- Nickname: The Green Gate
- Qar Yunis Location in Libya
- Coordinates: 32°01′38.64″N 20°02′28.53″E﻿ / ﻿32.0274000°N 20.0412583°E
- Country: Libya
- District: Benghazi District
- Municipality: Benghazi Municipality
- Region: Cyrenaica
- Founded: 1913

Area
- • Total: 7.1 sq mi (18.5 km^{2})
- • Land: 7.1 sq mi (18.5 km^{2})
- Elevation: 115 ft (35 m)
- Time zone: UTC+2 (EET)
- Postal Code: 92001
- Area code: +218 61
- License Plate Code: BEN

= Qar Yunis =

Qar Younis (قاريونس, also spelled Qaryounis or Garyounis) is a southern neighbourhood of Benghazi, Libya.

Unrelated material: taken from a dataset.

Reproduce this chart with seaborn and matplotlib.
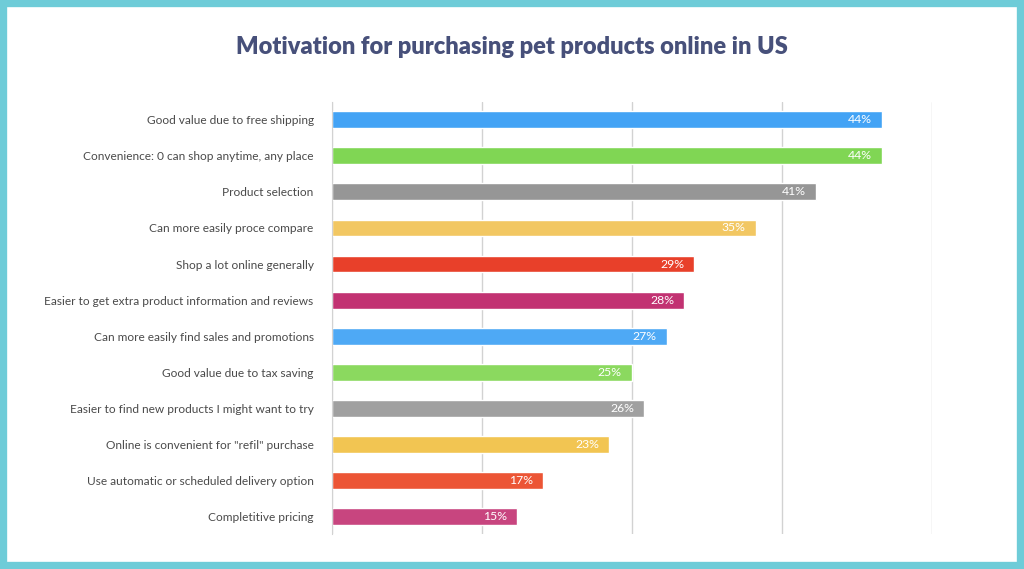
import matplotlib
matplotlib.use("Agg")
import matplotlib.pyplot as plt
import seaborn as sns
import pandas as pd
from matplotlib.patches import Rectangle

categories = [
    "Good value due to free shipping",
    "Convenience: 0 can shop anytime, any place",
    "Product selection",
    "Can more easily proce compare",
    "Shop a lot online generally",
    "Easier to get extra product information and reviews",
    "Can more easily find sales and promotions",
    "Good value due to tax saving",
    "Easier to find new products I might want to try",
    "Online is convenient for \"refil\" purchase",
    "Use automatic or scheduled delivery option",
    "Completitive pricing",
]
# bar lengths as drawn in the picture
values = [44, 44, 38.7, 33.9, 29, 28.2, 26.8, 24, 25, 22.2, 16.9, 14.8]
# printed labels
value_labels = ["44%", "44%", "41%", "35%", "29%", "28%", "27%", "25%", "26%", "23%", "17%", "15%"]
colors = ["#43A3F5", "#80D654", "#969696", "#F2C762", "#E8402A", "#C23272",
          "#4EA9F5", "#8BD95F", "#A0A0A0", "#F2C552", "#EC5535", "#C8457F"]

df = pd.DataFrame({"category": categories, "value": values})

sns.set_style("white")
plt.rcParams["font.family"] = ["Lato", "DejaVu Sans"]

fig = plt.figure(figsize=(10.24, 5.69), dpi=100)
ax = fig.add_axes([0.324, 0.061, 0.586, 0.760])

sns.barplot(data=df, x="value", y="category", hue="category", palette=colors,
            width=0.47, legend=False, ax=ax, saturation=1)

ax.set_xlim(0, 48)
ax.set_ylim(11.5, -0.5)
ax.set_xticks([0, 12, 24, 36, 48])
ax.set_xticklabels([])
ax.tick_params(axis="x", length=0)
ax.tick_params(axis="y", length=0, pad=13, labelsize=8.6, labelcolor="#4a4a4a")
ax.grid(axis="x", color="#d2d2d2", linewidth=1)
ax.set_axisbelow(True)
for s in ["top", "right", "bottom"]:
    ax.spines[s].set_visible(False)
ax.spines["left"].set_color("#d2d2d2")
ax.set_xlabel("")
ax.set_ylabel("")

for i, (v, lab) in enumerate(zip(values, value_labels)):
    ax.text(v - 0.8, i, lab, ha="right", va="center", color="white", fontsize=8.8)

fig.text(0.5, 0.918, "Motivation for purchasing pet products online in US",
         ha="center", va="center", fontsize=17, fontweight="heavy", color="#47507A")

fig.patches.append(Rectangle((0.003, 0.005), 0.994, 0.99, transform=fig.transFigure,
                             fill=False, edgecolor="#6ECCD8", linewidth=6))

fig.savefig("out.png", dpi=100)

It lies to the west of the neighborhood of Al Qawarishah. It has a population of approximately 15,000 people.

==History==
In June 2016, the Media Office of the Libyan Armed Forces General Command announced that "90% of the Garyounis apartment complexes" were under military control.

==Landmarks==
The suburb houses the main campus of the University of Benghazi, formerly known as Garyounis University. The University of Benghazi is the first modern university in Libya, established in 1955 as the University of Libya. The neighbourhood also contains Qar Younis Conference Hall, Malik ibn Aws Mosque, Al-Fadil Resort and the Menart Benghazi Hotel.